3. I got 37 for DeltaT cuse (I think) DeltaT means the change in temperature.
So T2-T1=DeltaT and since temperature2 is 37 and temperature1 is 0, it would just be 37 degrees C

and thats what I did to get my answer, but I know that doesnt look right at all..

4. May 27, 2010

### Staff: Mentor

Re: I need help with H=mcDeltaT!!

Yes, you need to convert between joules and calories.
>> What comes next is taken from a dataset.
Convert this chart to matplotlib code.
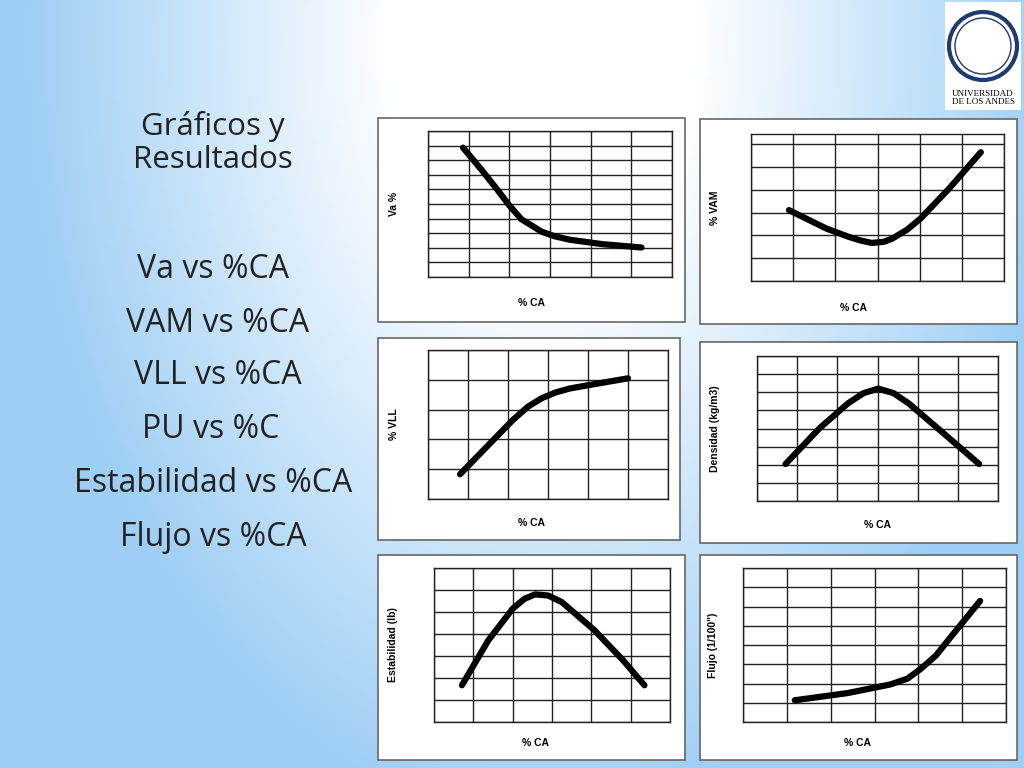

You have ignored units, no wonder your result is off.

1 cal = 4.187 J (beware - 1C = 1000c, 1 kJ = 1000 J)

Note that calorie was defined as amount of heat necessary to heat up 1 g of water by 1 deg C, that makes it a convenient unit when dealing with water.

5. May 27, 2010

### Kyyliieee

Re: I need help with H=mcDeltaT!!

So if I just change 4.187 J to 1c then the equation will be,
H=(1500g)(1c)(37degreesC)= 55,500c or 55.5C
Is that right?

So then the answers will be
a. 55,500c
b. 55.5C
c. 4.32 glasses of water

Cuse for Part c would you just take 240C/55.5C= 4.32 glasses of water??

6. May 27, 2010

### collinsmark

Re: I need help with H=mcDeltaT!!

Yes, except for the units. The specific heat of water, in terms of calories, is

$$c = 1 \left[ \frac{\mathrm{calorie}}{\mathrm{g} \ ^{\circ} \mathrm{C} } \right]$$

That comes from the original definition of calorie. One calorie is the amount of heat it takes to raise one gram of water, one degree C.

So we have

$$H = \left( 1500 \ [\mathrm{g}] \right) \left( 1 \ \left[ \frac{\mathrm{calorie}}{\mathrm{g} \ ^{\circ} \mathrm{C} } \right] \right) \left( 37 \ [^{\circ} \mathrm{C}] \right)$$

$$= (1500)(37) \ [\mathrm{g}] \left[ \frac{\mathrm{calorie}}{\mathrm{g} \ ^{\circ} \mathrm{C} } \right] [^{\circ} \mathrm{C}]$$

$$= 55500 \ [\mathrm{g}] \left[ \frac{\mathrm{calorie}}{\mathrm{g} \ ^{\circ} \mathrm{C} } \right] [^{\circ} \mathrm{C}]$$

$$= 55500 \ \mathrm{calories}$$

Do you see how the units work?

The above is also equal to

$$H = \left( 55500 \ [\mathrm{calories}] \right) \left( \frac{1}{1000} \ \left[ \frac{\mathrm{Calorie}}{\mathrm{calorie}} \right] \right)$$

$$= 55.5 \ \mathrm{Calories}$$

Not quite. What you have just done is calculated how many sets-of-6 glasses of water it takes. So you need to multiply by 6 to get the total number of glasses.

$$glasses = \left( sets \ [\mathrm{set}]} \right) \ \left(6 \ \left[\frac{\mathrm{glass}}{\mathrm{set}} \right] \right)$$

Alternately you could use your [itex] H = mc \Delta T [/tex] equation and solve for m. Then use the equation,

$$glasses = \frac{m \ [\mathrm{g}]}{250 \ \left[ \frac{\mathrm{g}}{\mathrm{glass}}\right] }$$

My point of giving you the above equations is to demonstrate how the units work. Do you see how paying attention to units can help with problems like this? Units are your friends. You can't (and shouldn't) derive equations by analyzing units alone, but the units can (and often do) easily let you know if you messed up with the math somewhere.